Home of ChanRobles Virtual Law Library

PHILIPPINE SUPREME COURT DECISIONS

SECOND DIVISION

[G.R. No. 33877. February 6, 1931. ]

THE PEOPLE OF THE PHILIPPINE ISLANDS, Plaintiff-Appellee, v. JUAN N. GIMENA, Defendant-Appellant.

C. de G. Alvear for Appellant.

Attorney-General Jaranilla for Appellee.

SYLLABUS


1. CRIMINAL LAW; PARRICIDE; SOMNAMBULISM AS DEFENSE. — The defense that the offense charged was committed by the accused during the prevalence of, or in a state of, somnambulism is not well taken by this court other than that embraced in a plea of insanity.


D E C I S I O N


OSTRAND, J.:


The defendant Juan N. Gimena is charged with the crime of parricide. It appears from the evidence that on the morning of April 9, 1930, in the municipality of Ronda, Province of Cebu, the defendant helped his father-in-law, Gregorio Diana, in cleaning bamboo. After having finished the cleaning he went home and upon arriving there he found his wife Crispina Diana and a child 2 weeks of age sleeping together on the floor. Shortly afterwards Gregorio Diana heard his daughter, the defendant’s wife cry for help. He went to the defendant’s house which was close to his own and there found the defendant attacking Crispina with a bolo. With the assistance of Teodulo Gimena, a brother of the defendant, Gregorio succeeded in disarming the defendant and tied him to a post of the house. The matter was then reported to the authorities and the justice of the peace, the chief of police, a sanitary inspector and a policeman appeared on the scene. The justice of the peace asked the defendant why he had attacked his wife and received the answer that it was because she had given the sum of P2.70 to one Apolinar Sereño whom he, the defendant, suspected of illicit relations with the wife. A few hours later on the same day Crispina Diana died and the examination subsequently made disclosed ten wounds in different parts of her body.

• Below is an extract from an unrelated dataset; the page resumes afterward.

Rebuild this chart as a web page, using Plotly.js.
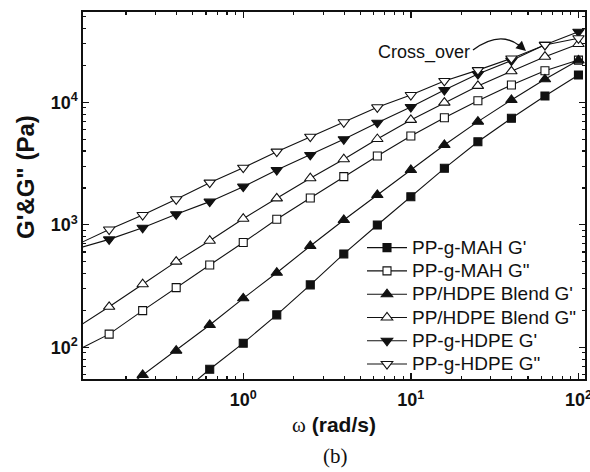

After trial the court below found the defendant guilty of parricide and considering in his favor the mitigating circumstances of obfuscation and lack of instruction, sentenced him to suffer fourteen years and eight months and one day of cadena temporal with the accessory penalties prescribed by law and to pay the costs. From this judgment the defendant appealed.

The appellant’s argument in his favor is that he was in a state of somnambulism when he attacked his wife. We do not think that this theory can serve as a defense in the present case. By order of the trial court the defendant was placed under observation for some time by Dr. Luis B. Gomez, but the doctor apparently did not discover any somnambulism on the part of the defendant. A defense of that character must be proven and such proof is lacking in this case.

"The defense that the offense charged was committed by the accused during the prevalence of or in a state of somnambulism has been recognized; but the latest holding of courts is to the effect that it does not constitute a defense other than that embraced in a plea of insanity." (Wharton’s Criminal Law, vol. 1, p. 574.)

We can find no error in the decision of the court below and the appealed judgment is therefore affirmed with the costs against the appellant. So ordered.

Johnson, Street, Malcolm, Villamor, Johns, Romualdez and Villa-Real, JJ., concur.